With their unanimous vote, councilmembers in King County joined the national movement to ban all solitary confinement for juveniles, whether they are detained in youth or adult facilities. The issue was thrust into the national spotlight in 2016, when former President Barack Obama banned the practice in federal adult prisons. But most kids are detained in facilities run by individual states, which have their own laws and policies to dictate where youth are detained and how they are treated.

According to Jennifer Lutz, a staff attorney for the Center for Children’s Law and Policy, it is extremely difficult to assess how many kids are in solitary nationwide. Jails, prisons, and youth detention centers use different terms to describe the practice, such as isolation and segregation, which makes it hard to collect and assess the most accurate numbers. What’s clear is that solitary confinement “has long been the default method of security and behavior control” for youth in the adult criminal system, Lutz told In Justice Today. Adult facilities are particularly ill-equipped and poorly trained to deal with young people’s unique behavioral, developmental, and mental health needs. They see solitary confinement as a solution to a perceived problem, Lutz says.

“It’s inhumane,” she added. “Young people need to be engaged.”
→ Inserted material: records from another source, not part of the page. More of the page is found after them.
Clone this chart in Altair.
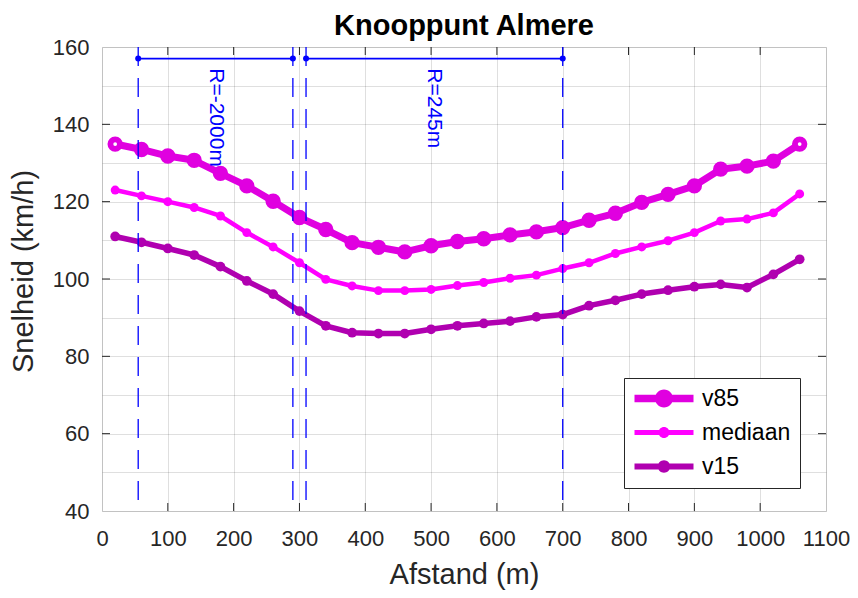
import altair as alt
import pandas as pd

# ---------------- data ----------------
afstand = [20, 60, 100, 140, 180, 220, 260, 300, 340, 380, 420, 460, 500, 540,
           580, 620, 660, 700, 740, 780, 820, 860, 900, 940, 980, 1020, 1060]
v85 = [134.9, 133.5, 131.8, 130.7, 127.3, 124.1, 120.1, 115.9, 112.8, 109.4, 108.2, 107.0, 108.6, 109.7,
       110.4, 111.4, 112.2, 113.3, 115.2, 117.0, 119.8, 121.9, 124.1, 128.4, 129.2, 130.5, 134.9]
mediaan = [123.0, 121.5, 120.0, 118.5, 116.3, 112.0, 108.3, 104.2, 99.9, 98.2, 97.0, 97.0, 97.3, 98.3,
           99.1, 100.2, 101.0, 102.7, 104.2, 106.6, 108.3, 109.9, 112.0, 115.0, 115.5, 117.1, 122.0]
v15 = [111.0, 109.5, 107.9, 106.2, 103.2, 99.5, 96.1, 91.7, 87.9, 86.1, 85.9, 85.9, 87.0, 87.9,
       88.5, 89.1, 90.2, 90.8, 93.1, 94.5, 96.1, 97.1, 98.0, 98.6, 97.8, 101.2, 105.1]

names = ["v85", "mediaan", "v15"]
colors = ["#E000E0", "#FF00FF", "#B000B0"]
line_widths = [7, 4.5, 5.5]
marker_sizes = [235, 80, 95]

# radius sections
bound_x = [55, 290, 310, 700]
seg_from = [55, 310]
seg_to = [290, 700]
seg_level = 157
seg_labels = ["R=-2000m", "R=245m"]
label_level = 154.5

x_ticks = [0, 100, 200, 300, 400, 500, 600, 700, 800, 900, 1000, 1100]
y_grid = [40, 50, 60, 70, 80, 90, 100, 110, 120, 130, 140, 150, 160]
y_ticks = [60, 80, 100, 120, 140]
x_inner = [100, 200, 300, 400, 500, 600, 700, 800, 900, 1000]

W, H = 724, 464
FONT = "Liberation Sans"
BLUE = "#0000FF"

# ---------------- tables ----------------
rows = []
for name, vals in zip(names, [v85, mediaan, v15]):
    for a, s in zip(afstand, vals):
        rows.append({"afstand": a, "snelheid": s, "reeks": name})
df = pd.DataFrame(rows)

df_bounds = pd.DataFrame({"afstand": bound_x})
df_seg = pd.DataFrame({"afstand": seg_from, "afstand2": seg_to,
                       "snelheid": [seg_level] * len(seg_from)})
df_dots = pd.DataFrame({"afstand": bound_x, "snelheid": [seg_level] * len(bound_x)})
df_lab = pd.DataFrame({"afstand": [(a + b) / 2 for a, b in zip(seg_from, seg_to)],
                       "snelheid": [label_level] * len(seg_from), "txt": seg_labels})
df_xt = pd.DataFrame({"afstand": x_inner})
df_yt = pd.DataFrame({"snelheid": y_ticks})

xaxis = alt.Axis(values=x_ticks, title="Afstand (m)", grid=True, ticks=False, domain=False, format="d",
                 labelFontSize=22, labelFont=FONT, labelColor="#262626", labelPadding=17,
                 titleFontSize=29, titleFont=FONT, titleFontWeight="normal", titleColor="#262626",
                 titleBaseline="alphabetic", titleY=72,
                 gridColor="#262626", gridOpacity=0.15, labelFlush=False, labelOverlap=False)
yaxis = alt.Axis(values=y_grid, title="Snelheid (km/h)", grid=True, ticks=False, domain=False,
                 labelExpr="datum.value % 20 === 0 ? datum.label : ''",
                 labelFontSize=22, labelFont=FONT, labelColor="#262626", labelPadding=13,
                 titleFontSize=29, titleFont=FONT, titleFontWeight="normal", titleColor="#262626",
                 titleBaseline="alphabetic", titleX=-70, titleY=224, titleAngle=-90,
                 gridColor="#262626", gridOpacity=0.15, labelFlush=False, labelOverlap=False)

xs = alt.Scale(domain=[0, 1100], nice=False, zero=False)
ys = alt.Scale(domain=[40, 160], nice=False, zero=False)


def X(field="afstand"):
    return alt.X(field + ":Q", scale=xs, axis=xaxis)


def Y(field="snelheid"):
    return alt.Y(field + ":Q", scale=ys, axis=yaxis)


# legend symbols: line segment (59px) + marker as one path; unit = 10px (symbolSize 400)
def sym(r, h, x0=-1.0, x1=4.9):
    cx = (x0 + x1) / 2
    return (f"M{x0},-{h}L{x1},-{h}L{x1},{h}L{x0},{h}Z"
            f"M{cx + r},0A{r},{r} 0 1,1 {cx - r},0A{r},{r} 0 1,1 {cx + r},0Z")

paths = [sym(0.9, 0.37), sym(0.55, 0.25), sym(0.62, 0.3)]
leg = alt.Legend(title=None, orient="none", legendX=522, legendY=331, padding=9,
                 strokeColor="#262626", fillColor="white", labelFont=FONT, labelFontSize=23,
                 labelColor="black", symbolSize=400, symbolStrokeWidth=0, labelOffset=46,
                 rowPadding=10, symbolOpacity=1)

color_enc = alt.Color("reeks:N", scale=alt.Scale(domain=names, range=colors), legend=leg)

series_layers = []
for name, lw in zip(names, line_widths):
    series_layers.append(
        alt.Chart(df).mark_line(strokeJoin="round", strokeWidth=lw).encode(
            x=X(), y=Y(), color=color_enc, order=alt.Order("afstand:Q"),
        ).transform_filter(alt.datum.reeks == name)
    )
for name, ms in zip(names, marker_sizes):
    series_layers.append(
        alt.Chart(df).mark_point(filled=True, opacity=1, size=ms).encode(
            x=X(), y=Y(), color=color_enc,
        ).transform_filter(alt.datum.reeks == name)
    )

ends = alt.Chart(df).mark_point(filled=True, opacity=1, color="white", size=14).encode(
    x=X(), y=Y()
).transform_filter(
    (alt.datum.reeks == names[0]) & ((alt.datum.afstand == afstand[0]) | (alt.datum.afstand == afstand[-1]))
)
legend_layer = alt.Chart(df).mark_point(filled=True, opacity=0).encode(
    x=X(), y=Y(), color=color_enc,
    shape=alt.Shape("reeks:N", scale=alt.Scale(domain=names, range=paths), legend=leg),
)

vrules = alt.Chart(df_bounds).mark_rule(color=BLUE, strokeWidth=1.3, strokeDash=[19, 12]).encode(
    x=X(), y=alt.value(0), y2=alt.value(H)
)
hsegs = alt.Chart(df_seg).mark_rule(color=BLUE, strokeWidth=1.6).encode(
    x=X(), x2="afstand2:Q", y=Y()
)
dots = alt.Chart(df_dots).mark_point(filled=True, opacity=1, color=BLUE, size=36).encode(
    x=X(), y=Y()
)
labels = alt.Chart(df_lab).mark_text(angle=90, align="left", baseline="middle", fontSize=21,
                                      font=FONT, color=BLUE).encode(
    x=X(), y=Y(), text="txt:N"
)

tick_style = dict(color="#262626", strokeWidth=1)
xt_bottom = alt.Chart(df_xt).mark_rule(**tick_style).encode(x=X(), y=alt.value(H), y2=alt.value(H - 8))
xt_top = alt.Chart(df_xt).mark_rule(**tick_style).encode(x=X(), y=alt.value(0), y2=alt.value(8))
yt_left = alt.Chart(df_yt).mark_rule(**tick_style).encode(y=Y(), x=alt.value(0), x2=alt.value(8))
yt_right = alt.Chart(df_yt).mark_rule(**tick_style).encode(y=Y(), x=alt.value(W), x2=alt.value(W - 8))

chart = alt.layer(
    xt_bottom, xt_top, yt_left, yt_right,
    *series_layers, ends, legend_layer, vrules, hsegs, dots, labels,
).properties(
    width=W, height=H,
    autosize=alt.AutoSizeParams(type="none"),
    padding={"left": 94, "top": 39, "right": 24, "bottom": 79},
    title=alt.TitleParams("Knooppunt Almere", fontSize=29, font=FONT, fontWeight="bold",
                          color="black", anchor="middle", offset=-5),
).configure_view(stroke="#262626", strokeWidth=1).configure(background="white")

chart.save("out.html", embed_options={"renderer": "svg", "actions": False})
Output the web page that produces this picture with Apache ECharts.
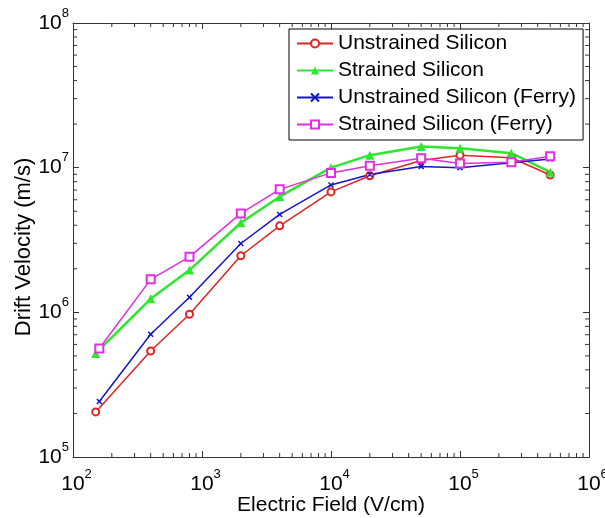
<!DOCTYPE html>
<html><head><meta charset="utf-8">
<script src="https://cdn.jsdelivr.net/npm/echarts@6/dist/echarts.min.js"></script>
<style>html,body{margin:0;padding:0;background:#fff}#c{width:605px;height:518px}</style>
</head><body><div id="c"></div>
<script>
const seriesNames = ['Unstrained Silicon', 'Strained Silicon', 'Unstrained Silicon (Ferry)', 'Strained Silicon (Ferry)'];
const fieldA = [150, 400, 800, 2000, 4000, 1e4, 2e4, 5e4, 1e5, 2.5e5, 5e5];
const fieldFerry = [160, 400, 800, 2000, 4000, 1e4, 2e4, 5e4, 1e5, 2.5e5, 5e5];
const unstrained = [2.05e5, 5.4e5, 9.7e5, 2.46e6, 3.96e6, 6.8e6, 8.8e6, 1.12e7, 1.22e7, 1.17e7, 8.9e6];
const strained = [5.2e5, 1.24e6, 1.96e6, 4.16e6, 6.3e6, 1.0e7, 1.22e7, 1.4e7, 1.36e7, 1.26e7, 9.3e6];
const unstrainedFerry = [2.42e5, 7.05e5, 1.27e6, 2.99e6, 4.75e6, 7.6e6, 8.97e6, 1.02e7, 1.0e7, 1.08e7, 1.15e7];
const strainedFerry = [5.62e5, 1.69e6, 2.42e6, 4.83e6, 7.08e6, 9.2e6, 1.03e7, 1.16e7, 1.07e7, 1.09e7, 1.2e7];
const xMin = 100, xMax = 1e6, yMin = 1e5, yMax = 1e8;
const xTitle = 'Electric Field (V/cm)';
const yTitle = 'Drift Velocity (m/s)';

const FONT = '"Liberation Sans", Arial, Helvetica, sans-serif';
const AX = '#333';

function minorList(lo, hi) {
  const out = [];
  for (let d = lo; d < hi; d *= 10) for (let m = 2; m <= 9; m++) out.push(m * d);
  return out;
}
const xMinor = minorList(xMin, xMax);
const yMinor = minorList(yMin, yMax);

function expLabel(v) {
  const e = Math.round(Math.log10(v));
  return '{b|10}{s|' + e + '}';
}
function richFor(padLeft) {
  return {
    b: {fontSize: 21, fontFamily: FONT, color: '#000', padding: [0, 0, 0, padLeft]},
    s: {fontSize: 13, fontFamily: FONT, color: '#000', padding: [0, 0, 20, 0]}
  };
}

function pairs(xs, ys) { return xs.map((x, i) => [x, ys[i]]); }

const chart = echarts.init(document.getElementById('c'), null, {renderer: 'canvas'});

const baseX = {
  type: 'log', logBase: 10, min: xMin, max: xMax, splitNumber: 4,
  axisLine: {show: true, lineStyle: {color: AX, width: 1}},
  axisTick: {show: true, inside: true, length: 6, lineStyle: {color: AX}},
  splitLine: {show: false}, minorTick: {show: false}
};
const baseY = {
  type: 'log', logBase: 10, min: yMin, max: yMax, splitNumber: 3,
  axisLine: {show: true, lineStyle: {color: AX, width: 1}},
  axisTick: {show: true, inside: true, length: 6, lineStyle: {color: AX}},
  splitLine: {show: false}, minorTick: {show: false}
};

const tickStyle = {stroke: AX, lineWidth: 1};

chart.setOption({
  animation: false,
  backgroundColor: '#fff',
  textStyle: {fontFamily: FONT},
  grid: {left: 73, right: 16, top: 23, bottom: 61, containLabel: false, outerBoundsMode: 'none'},
  legend: {
    data: seriesNames,
    orient: 'vertical', left: 289, top: 29,
    padding: [4, 7, 5, 7], itemGap: 6, itemWidth: 36, itemHeight: 10,
    backgroundColor: '#fff', borderColor: '#000', borderWidth: 1, borderRadius: 0,
    textStyle: {fontSize: 21, fontFamily: FONT, color: '#000', lineHeight: 21, padding: [0, 0, 0, 0]},
    selectedMode: false
  },
  xAxis: [
    Object.assign({}, baseX, {
      position: 'bottom',
      axisLabel: {show: true, margin: 11, formatter: expLabel, rich: richFor(7), showMinLabel: true, showMaxLabel: true},
      name: xTitle, nameLocation: 'middle', nameGap: 38, nameMoveOverlap: false,
      nameTextStyle: {fontSize: 21, fontFamily: FONT, color: '#000'}
    }),
    Object.assign({}, baseX, {position: 'top', axisLabel: {show: false}})
  ],
  yAxis: [
    Object.assign({}, baseY, {
      position: 'left',
      axisLabel: {show: true, margin: 4, formatter: expLabel, rich: richFor(0), showMinLabel: true, showMaxLabel: true},
      name: yTitle, nameLocation: 'middle', nameGap: 38, nameRotate: 90, nameMoveOverlap: false,
      nameTextStyle: {fontSize: 22, fontFamily: FONT, color: '#000', padding: [0, 14, 0, 0]}
    }),
    Object.assign({}, baseY, {position: 'right', axisLabel: {show: false}})
  ],
  series: [
    {
      name: seriesNames[0], type: 'line', data: pairs(fieldA, unstrained),
      symbol: 'emptyCircle', symbolSize: 7,
      lineStyle: {color: '#e02424', width: 1.5},
      itemStyle: {color: '#e02424', borderColor: '#e02424', borderWidth: 1.2}
    },
    {
      name: seriesNames[1], type: 'line', data: pairs(fieldA, strained),
      symbol: 'triangle', symbolSize: 9,
      lineStyle: {color: '#2ee62e', width: 2.5},
      itemStyle: {color: '#2ee62e'}
    },
    {
      name: seriesNames[2], type: 'line', data: pairs(fieldFerry, unstrainedFerry),
      symbol: 'path://M0,0L10,10M10,0L0,10', symbolSize: 5,
      lineStyle: {color: '#1414c8', width: 1.5},
      itemStyle: {color: '#1414c8', borderColor: '#1414c8', borderWidth: 1.5}
    },
    {
      name: seriesNames[3], type: 'line', data: pairs(fieldFerry, strainedFerry),
      symbol: 'emptyRect', symbolSize: 8,
      lineStyle: {color: '#e22ee2', width: 1.5},
      itemStyle: {color: '#e22ee2', borderColor: '#e22ee2', borderWidth: 1.3}
    },
    {
      type: 'custom', silent: true, clip: false, z: 1,
      data: xMinor.map(v => [v, yMin]),
      renderItem: function (params, api) {
        const v = api.value(0);
        const b = api.coord([v, yMin]);
        const t = api.coord([v, yMax]);
        return {type: 'group', children: [
          {type: 'line', shape: {x1: b[0], y1: b[1], x2: b[0], y2: b[1] - 4}, style: tickStyle},
          {type: 'line', shape: {x1: t[0], y1: t[1], x2: t[0], y2: t[1] + 4}, style: tickStyle}
        ]};
      }
    },
    {
      type: 'custom', silent: true, clip: false, z: 1,
      data: yMinor.map(v => [xMin, v]),
      renderItem: function (params, api) {
        const v = api.value(1);
        const l = api.coord([xMin, v]);
        const r = api.coord([xMax, v]);
        return {type: 'group', children: [
          {type: 'line', shape: {x1: l[0], y1: l[1], x2: l[0] + 4, y2: l[1]}, style: tickStyle},
          {type: 'line', shape: {x1: r[0], y1: r[1], x2: r[0] - 4, y2: r[1]}, style: tickStyle}
        ]};
      }
    }
  ]
});
</script></body></html>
But juvenile justice advocates who want to eliminate solitary are notching key victories at the state and local level. This year, Connecticut and Washington, D.C passed legislation to severely limit when isolation can be used. Similar legislation was introduced in Virginia, New Mexico, and Nevada. Local facilities in Wisconsin, Tennessee, Nebraska have also been sued for the practice. In September, the American Correctional Association, which sets national standards and certifies youth and adult facilities, announced possible changes to restrictive housing for youth. Under its proposed policy guidelines, “separation” would no longer be a disciplinary or punitive option.

For now, King County is one of the jurisdictions leading the way.

“There is a growing national consensus that placing juveniles is solitary confinement is both unconstitutional and inhumane,” Vanessa Hernandez, the Youth Policy Director for the ACLU of Washington, said of the recent county vote. “The ordinance sends a strong message that this practice should not occur in King County Detention facilities, and we applaud the council for showing strong leadership to protect children.”